A few decades ago, a man who claimed he was a Tibetan monk going by the name of Lobsang Rampa, wrote a number of highly instructive and entertaining books of Tibetan Buddhist practices.

One, The Third Eye, described this process of staring intently at a candle light as a prelude to Rampa, till i read that he was an American plumber pretending as a monk. Not knowing what to believe, i moved on to other idols.

During the period i practiced Rampa techniques, my housekeeper thought i was going crazy when he found me sitting in darkness staring into a candle light for hours on end.

Many call this and similar practices involving focusing the sense of sight, sound, taste, feel and smell on specific events as meditation, but technically these are not. In the Patanjali Ashtanga Yoga process, these are techniques to focus the mind through the senses, by focusing on the inner energy. These techniques center the mind by grounding the senses and focus the thought process on singular objects or events, by excluding all else.

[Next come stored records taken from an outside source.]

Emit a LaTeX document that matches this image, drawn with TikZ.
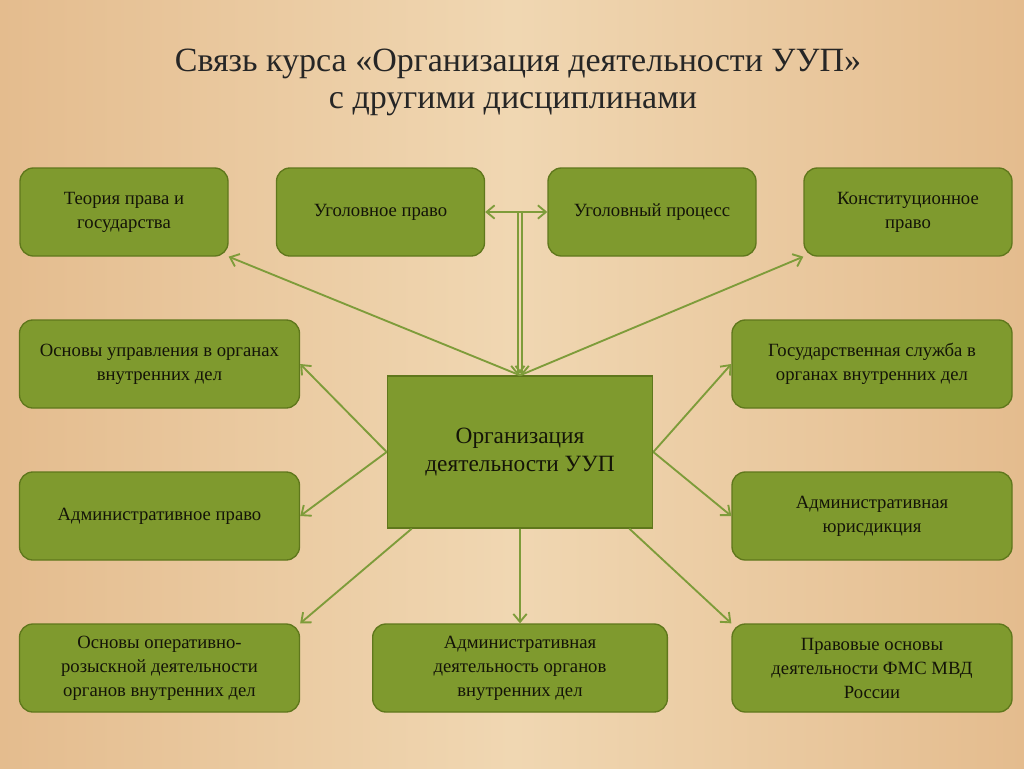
\documentclass[tikz,border=0pt]{standalone}
\usepackage{fontspec}
\setmainfont{Liberation Serif}
\usetikzlibrary{arrows.meta,positioning,calc}
\definecolor{boxfill}{HTML}{7F9A2E}
\definecolor{boxline}{HTML}{5F771C}
\definecolor{linkcol}{HTML}{7E9C3A}
\definecolor{woodA}{HTML}{E4BC8E}
\definecolor{woodB}{HTML}{F0D7B2}
\definecolor{inktext}{HTML}{141408}
\tikzset{>={Straight Barb[length=6pt,width=10pt]},auto}

\begin{document}
\begin{tikzpicture}[x=0.75pt,y=-0.75pt,
    box/.style={draw=boxline,line width=1pt,fill=boxfill,rounded corners=10pt,
        minimum height=66pt,align=center,text=inktext,font=\fontsize{14}{18}\selectfont},
    small/.style={box,minimum width=156pt},
    wide/.style={box,minimum width=210pt},
    core/.style={draw=boxline,line width=1pt,fill=boxfill,minimum width=199pt,minimum height=114pt,
        align=center,text=inktext,font=\fontsize{17.5}{21}\selectfont},
    heading/.style={anchor=base,text=black!85,font=\fontsize{25.5}{28}\selectfont},
    link/.style={draw=linkcol,line width=1.4pt}]
    % background
    \shade[left color=woodA,right color=woodA,middle color=woodB] (0,0) rectangle (1024,768);
    \useasboundingbox (0,0) rectangle (1024,768);
    % title
    \node[heading] (title1) at (518,71) {Связь курса «Организация деятельности УУП»};
    \node[heading] (title2) at (513,108) {с другими дисциплинами};
    % boxes
    \node[core] (c) at (520,452) {Организация\\деятельности УУП};
    \node[small] (t1) at (124,212) {Теория права и\\государства};
    \node[small] (t2) at (380.5,212) {Уголовное право};
    \node[small] (t3) at (652,212) {Уголовный процесс};
    \node[small] (t4) at (908,212) {Конституционное\\право};
    \node[wide] (l2) at (159.5,364) {Основы управления в органах\\внутренних дел};
    \node[wide] (r2) at (872,364) {Государственная служба в\\органах внутренних дел};
    \node[wide] (l3) at (159.5,516) {Административное право};
    \node[wide] (r3) at (872,516) {Административная\\юрисдикция};
    \node[wide] (b1) at (159.5,668) {Основы оперативно-\\розыскной деятельности\\органов внутренних дел};
    \node[box,minimum width=221pt] (b2) at (520,668) {Административная\\деятельность органов\\внутренних дел};
    \node[wide] (b3) at (872,668) {Правовые основы\\деятельности ФМС МВД\\России};
    \coordinate (ja) at ([xshift=-1.6pt]c.north);
    \coordinate (jb) at ([xshift=1.6pt]c.north);
    \coordinate (bl) at ($(c.south west)!0.094!(c.south east)$);
    \coordinate (br) at ($(c.south west)!0.91!(c.south east)$);
    % links
    \draw[link,->] (c.north) -- (t1.south east);
    \draw[link,->] (c.north) -- (t4.south west);
    \draw[link,->] (ja |- t2.east) -- (ja);
    \draw[link,->] (jb |- t2.east) -- (jb);
    \draw[link,<->] (t2.east) -- (t3.west);
    \draw[link,->] (c.west) -- (l2.east);
    \draw[link,->] (c.west) -- (l3.east);
    \draw[link,->] (c.east) -- (r2.west);
    \draw[link,->] (c.east) -- (r3.west);
    \draw[link,->] (bl) -- (b1.north east);
    \draw[link,->] (c.south) -- (b2.north);
    \draw[link,->] (br) -- (b3.north west);
\end{tikzpicture}
\end{document}
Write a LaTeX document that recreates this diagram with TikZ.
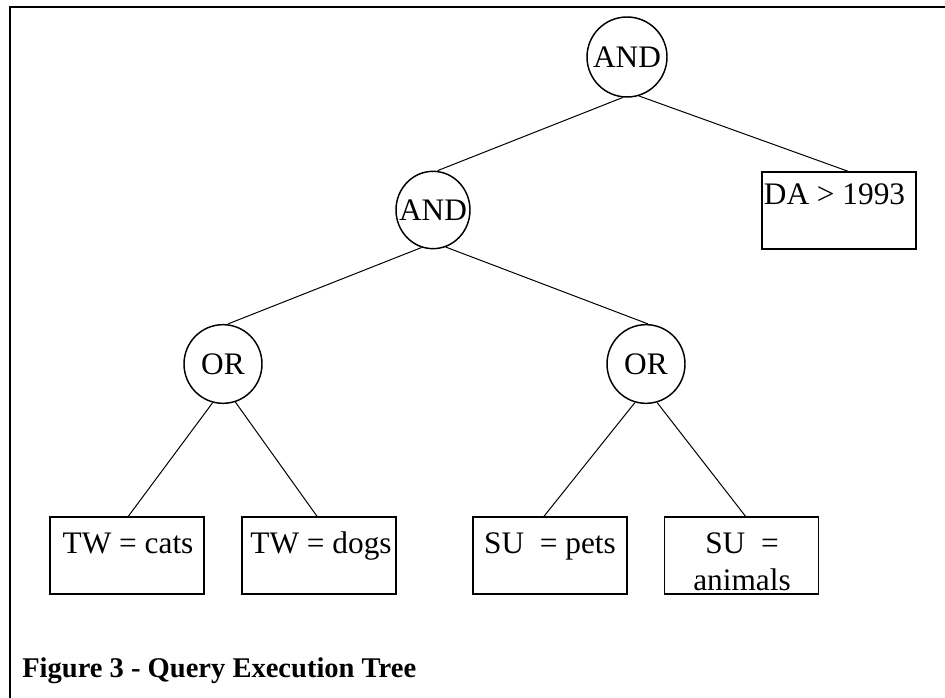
\documentclass[tikz,border=0pt]{standalone}
\usepackage{fontspec}
\setmainfont{Liberation Serif}
\usetikzlibrary{shapes.geometric}
\begin{document}
\begin{tikzpicture}[x=0.75pt,y=-0.75pt,
  opnode/.style={draw, ellipse, line width=1.1pt, minimum width=58.5pt, minimum height=59pt, inner sep=0pt,
    font=\fontsize{23.5}{28}\selectfont},
  leafbox/.style={draw, rectangle, line width=1.1pt, minimum width=115.5pt, minimum height=57.75pt, inner sep=0pt},
  leaftext/.style={anchor=base, align=center, inner sep=0pt, font=\fontsize{23.5}{27.75}\selectfont},
  edge/.style={line width=0.75pt},
  frame/.style={line width=1.8pt}]
\useasboundingbox (0,0) rectangle (945,698);
% frame
\coordinate (fc) at (10,7);
\coordinate (fr) at (945,7);
\coordinate (fb) at (10,698);
\draw[frame] (fb) -- (fc) -- (fr);
% operator nodes
\node[opnode, minimum width=60pt, minimum height=60pt] (a1) at (627,57) {\makebox[0pt]{AND}};
\node[opnode, minimum width=55.5pt, minimum height=58pt] (a2) at (433,210) {\makebox[0pt]{AND}};
\node[opnode] (o1) at (223,364) {\makebox[0pt]{OR}};
\node[opnode] (o2) at (646,364) {\makebox[0pt]{OR}};
% leaf boxes
\node[leafbox] (da) at (839,210.5) {};
\node[leafbox] (b1) at (127,555.5) {};
\node[leafbox] (b2) at (319,555.5) {};
\node[leafbox] (b3) at (550,555.5) {};
\node[leafbox] (b4) at (741.5,555.5) {};
% leaf texts
\node[leaftext] (tda) at (834.5,205) {DA > 1993};
\node[leaftext] (t1) at (128,553) {TW = cats};
\node[leaftext] (t2) at (321,553) {TW = dogs};
\node[leaftext] (t3) at (550,553) {SU\ \ = pets};
\node[leaftext] (t4) at (742,590) {SU\ \ =\\animals};
% connectors
\draw[edge] (a1.-96) -- ([xshift=3.5pt]a2.north);
\draw[edge] (a1.-73) -- ([xshift=6.75pt]da.north);
\draw[edge] (a2.-107) -- ([xshift=3.75pt]o1.north);
\draw[edge] (a2.-71) -- ([xshift=1.5pt]o2.north);
\draw[edge] (o1.-105) -- ([xshift=1pt]b1.north);
\draw[edge] (o1.-72) -- ([xshift=-1.5pt]b2.north);
\draw[edge] (o2.-106) -- ([xshift=-4.5pt]b3.north);
\draw[edge] (o2.-74) -- ([xshift=3pt]b4.north);
% caption
\node[anchor=base west, inner sep=0pt, font=\bfseries\fontsize{21.4}{25}\selectfont] (cap) at (22,677) {Figure 3 - Query Execution Tree};
\end{tikzpicture}
\end{document}
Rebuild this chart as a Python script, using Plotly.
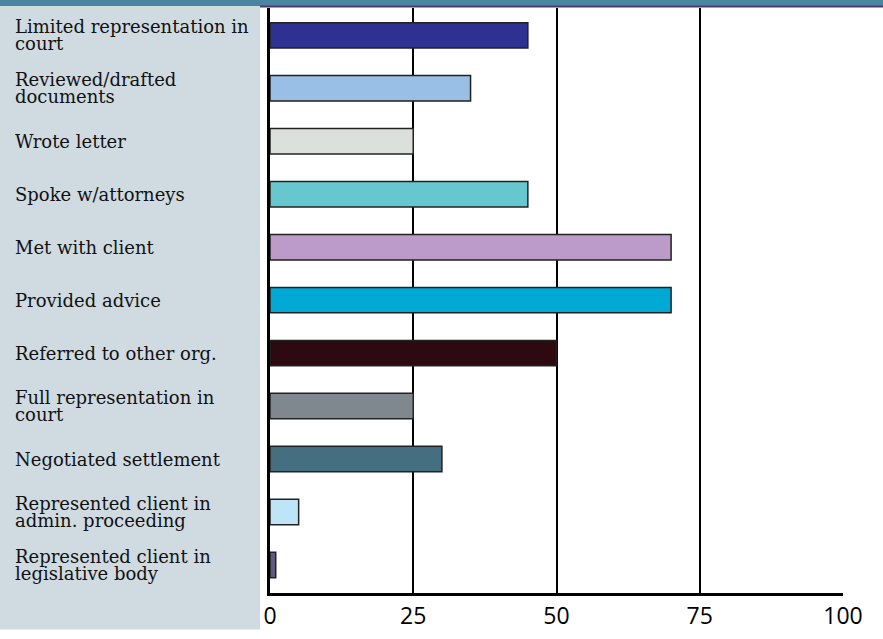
import plotly.graph_objects as go

categories = [
    "Limited representation in\ncourt",
    "Reviewed/drafted\ndocuments",
    "Wrote letter",
    "Spoke w/attorneys",
    "Met with client",
    "Provided advice",
    "Referred to other org.",
    "Full representation in\ncourt",
    "Negotiated settlement",
    "Represented client in\nadmin. proceeding",
    "Represented client in\nlegislative body",
]
values = [45, 35, 25, 45, 70, 70, 50, 25, 30, 5, 1]
colors = ["#2E3192", "#99BFE6", "#DCE0DD", "#66C7CF", "#BC9BC9", "#00A8D4",
          "#2C0A0F", "#80888F", "#456F80", "#BDE5F7", "#5E5A82"]
x_ticks = [0, 25, 50, 75, 100]

W, H = 883, 639
L, R, T, B = 270, 40, 8, 37
pw, ph = W - L - R, H - T - B


def px_x(p):
    return (p - L) / pw


def px_y(p):
    return (H - B - p) / ph


ids = list(range(len(categories)))

fig = go.Figure()
fig.add_trace(go.Bar(
    x=values, y=ids, orientation="h",
    marker=dict(color=colors, line=dict(color="#222222", width=1.5)),
    width=0.48, hoverinfo="x",
))

shapes = [
    dict(type="rect", xref="paper", yref="paper", x0=px_x(0), x1=px_x(260),
         y0=px_y(H), y1=px_y(6), fillcolor="#CFDBE1", line=dict(width=0), layer="below"),
    dict(type="rect", xref="paper", yref="paper", x0=px_x(0), x1=px_x(W),
         y0=px_y(6), y1=px_y(0), fillcolor="#4A86A2", line=dict(width=0), layer="below"),
    dict(type="line", xref="paper", yref="paper", x0=px_x(260), x1=px_x(W),
         y0=px_y(6.5), y1=px_y(6.5), line=dict(color="#4B3A6E", width=2)),
]

annotations = []
for i, lab in enumerate(categories):
    lines = lab.split("\n")
    n = len(lines)
    for k, ln in enumerate(lines):
        annotations.append(dict(
            x=px_x(13), xref="paper", y=i, yref="y", text=ln, showarrow=False,
            xanchor="left", yanchor="middle",
            yshift=((n - 1) / 2 - k) * 17,
            font=dict(family="DejaVu Serif", size=18, color="#111111"),
        ))

fig.update_layout(
    width=W, height=H,
    margin=dict(l=L, r=R, t=T, b=B),
    paper_bgcolor="white", plot_bgcolor="white",
    showlegend=False,
    shapes=shapes, annotations=annotations,
    bargap=0.5,
)
fig.update_xaxes(
    range=[0, 100], tickvals=x_ticks, ticktext=[str(v) for v in x_ticks],
    showgrid=True, gridcolor="#000000", gridwidth=2, zeroline=False,
    showline=True, linecolor="#000000", linewidth=3,
    ticks="", tickfont=dict(family="Open Sans", size=23, color="#000000"),
)
fig.update_yaxes(
    range=[10.53, -0.517], showticklabels=False, showgrid=False, zeroline=False,
    showline=True, linecolor="#000000", linewidth=3, ticks="",
)

fig.write_html(
    "out.html",
    config={"displayModeBar": False},
    post_script="document.body.style.margin='0';document.body.style.overflow='hidden';",
)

These techniques are dharana, the sixth limb of Patanjali Ashtanga Yoga.

These dharana techniques, including watching the breath as in Vipassana, focusing on sounds such as OM, repeating mantras as in japa, or even indulging in sex disengaging from emotions, lead the mind to the next stage in Yoga. The next and seventh limb of Ashtanga Yoga is meditation, and it is dhyana.

Meditation does not involve any doing as i explained earlier. It is just being. It is a total disengagement from all sensory perceptions. It is the state of witnessing, and being aware of one’s inner energy, where there are no modifications of the mind. It is a state of stillness. It’s a state of active awareness in passive stillness.

This is the state that Krishna talks about in Bhagavad Gita, when he advises Arjuna to do what he needs to do without thinking about the results.

Meditation is any daily job. It is walking. It is cooking. It is washing clothes or floors. It is your daily work. All these   are meditation, if you do them to the best of your ability without worrying about how the work will translate into result. Don’t worry about success or failure.

If you pay attention to the work process, you will enjoy what you are doing. The result will also be positive. When you enjoy the journey, whatever destination you reach will be the right one for you.

This is why meditation is always right for everyone.